The question is whether Verizon will keep their AOL and Yahoo assets so compartmentalized that they won’t have a chance to do anything they’re not already doing.  Given that what they were already doing wasn’t enough to prevent both companies from losing market share rapidly, that’s not a good outcome.  What Verizon has to do now is work to define a unified service platform architecture that can host all this agile OTT asset stuff, and that provides a means of selectively linking it with cloud features, SDN connectivity, NFV functions, and so forth.

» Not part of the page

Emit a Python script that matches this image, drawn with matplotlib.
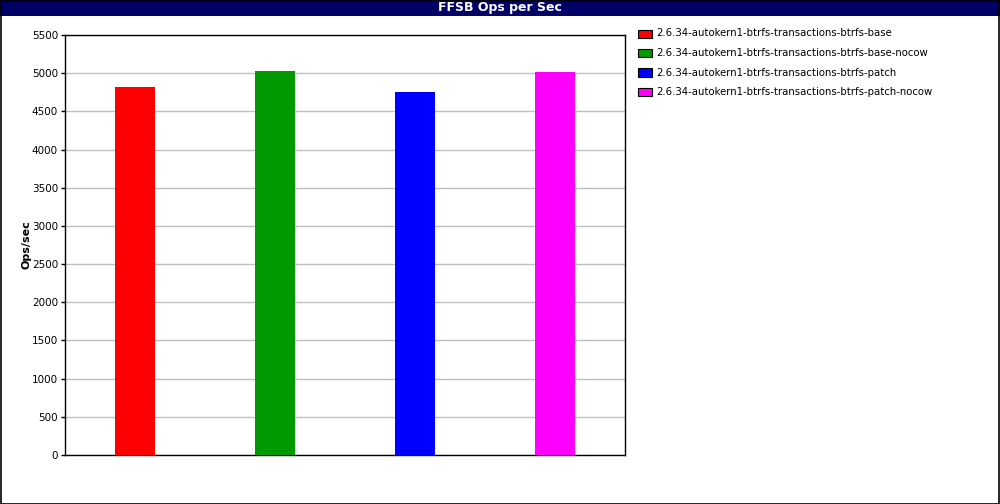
import matplotlib.pyplot as plt
from matplotlib.patches import Rectangle

# data
labels = ['2.6.34-autokern1-btrfs-transactions-btrfs-base',
          '2.6.34-autokern1-btrfs-transactions-btrfs-base-nocow',
          '2.6.34-autokern1-btrfs-transactions-btrfs-patch',
          '2.6.34-autokern1-btrfs-transactions-btrfs-patch-nocow']
ops = [4823, 5029, 4754, 5016]
colors = ['#ff0000', '#009900', '#0000ff', '#ff00ff']
yticks = list(range(0, 5501, 500))

W, H = 1000, 504
fig = plt.figure(figsize=(W/100, H/100), dpi=100)
fig.patch.set_facecolor('white')

# title bar + border
fig.add_artist(Rectangle((0, 1-16/H), 1, 16/H, transform=fig.transFigure,
                         facecolor='#000066', edgecolor='none'))
fig.add_artist(Rectangle((0.5/W, 0.5/H), 1-1.5/W, 1-1.5/H, transform=fig.transFigure,
                         facecolor='none', edgecolor='black', linewidth=1.2))
fig.text(0.5, 1-8/H, 'FFSB Ops per Sec', color='white', ha='center', va='center',
         fontsize=9, fontweight='bold', family='DejaVu Sans')

ax = fig.add_axes([65/W, 1-455/H, 560/W, 420/H])
x = range(len(ops))
ax.bar(x, ops, width=40/140, color=colors, zorder=3)
ax.set_xlim(-0.5, len(ops)-0.5)
ax.set_ylim(0, 5500)
ax.set_yticks(yticks)
ax.set_yticklabels([str(v) for v in yticks], fontsize=7.5)
ax.set_xticks([])
ax.yaxis.grid(True, color='#c0c0c0', linewidth=1, zorder=0)
ax.tick_params(axis='y', length=3, width=1, pad=2)
for s in ax.spines.values():
    s.set_linewidth(1)
ax.set_ylabel('Ops/sec', fontsize=8, fontweight='bold', labelpad=0)

# legend
for i, (lab, c) in enumerate(zip(labels, colors)):
    yy = 1 - (34 + i*19.5)/H
    fig.add_artist(Rectangle((638/W, yy-3.5/H), 14/W, 8/H, transform=fig.transFigure,
                             facecolor=c, edgecolor='black', linewidth=0.8))
    fig.text(656/W, yy + 0.5/H, lab, fontsize=7.3, va='center', ha='left')

fig.savefig('out.png', dpi=100)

Such a platform would also promote the second pathway to optimizing opportunity, which is to leverage the OTT stuff to jumpstart carrier cloud.  What all telcos need, including Verizon, is a credible and quick way of generating ROI from a widespread, edge-focused, cloud deployment.  If you could get AOL and Yahoo stuff to lead the charge they could in theory build enough mass to create credible economies of scale, and thus lead to other exploitations of those edge data centers.  That would be a huge step toward both NFV deployment and cloud computing success for the telcos.

Yahoo could help Verizon exploit an unheralded asset—real estate.  There are about ten thousand central office locations in the US, for example, and they’re all natural places to house small cloud data centers.  They’re at the end of the broadband wireline connection and they also often provide trunking for mobile services.  They’re close to the subscriber, and that’s a potentially enormous benefit, not for video (you can cache to overcome transit delay as long as you don’t have a lot of jitter) but for transactional activities including IoT.  And, of course, including ad service.  How many times have you experienced page-loading issues that arise from ad network delay?

This isn’t going to be easy for Verizon.  Buying AOL and then Yahoo doubles down on a strategy that depends for success on reversing a negative trend in the market share of its acquired properties, in an industry where Verizon has no experience.  Most of all, it depends on creating symbiosis.  I hope Verizon can demonstrate how that can happen, but it’s too early to tell.